On Feb. 20, The Daily Herald brought news of a Pennsylvania Supreme Court ordered/imposed congressional redistricting plan for the keystone state. Pennsylvania joins Wisconsin, Texas and North Carolina as states that are in various stages of having their egregiously gerrymandered, Republican-drawn, congressional districts challenged in local courts. Per The New York Times, Pennsylvania Democrats had hoped for a fair map but were instead gifted with a gerrymandered map favoring their party by the Democratic-leaning state supreme court. Apparently in the eyes of the Pennsylvania Supreme Court two wrongs do make a right.

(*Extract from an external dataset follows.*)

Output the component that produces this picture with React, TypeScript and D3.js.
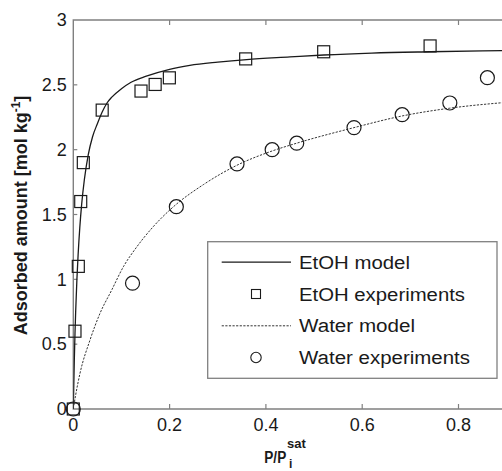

Isn't it time that this country moved past the adage of "To the winner goes the spoils"? Historically and in most cases presently, congressional and legislative districts are drawn by the party in charge of the statehouse following the decennial national census. Partisan politics demand that the party in power gerrymander the districts to protect incumbents and maximize their team's victories in future elections. The result is often a convolutely drawn map made up of contorted districts. This effectively results in elected representatives picking their constituents instead of the electorate choosing their representatives. An added bonus for incumbents is reelection protection.
True advocates of districting reform believe in a system such as is employed in Iowa. Their process mandates that districts be contiguous, compact and follow political boundaries (meaning county and city/town/village boundaries are subdivided only when absolutely necessary to balance head count). Such mapmaking ignores partisan politics, incumbents and special interest groups. We desperately need this type of mapmaking in Illinois and many other states.
While much attention is currently and correctly placed on Republican gerrymandered states around this country, I wonder when these same critics of Republican gerrymandering will concern themselves with the mess that is Speaker Michael Madigan's Democratically gerrymandered Illinois map.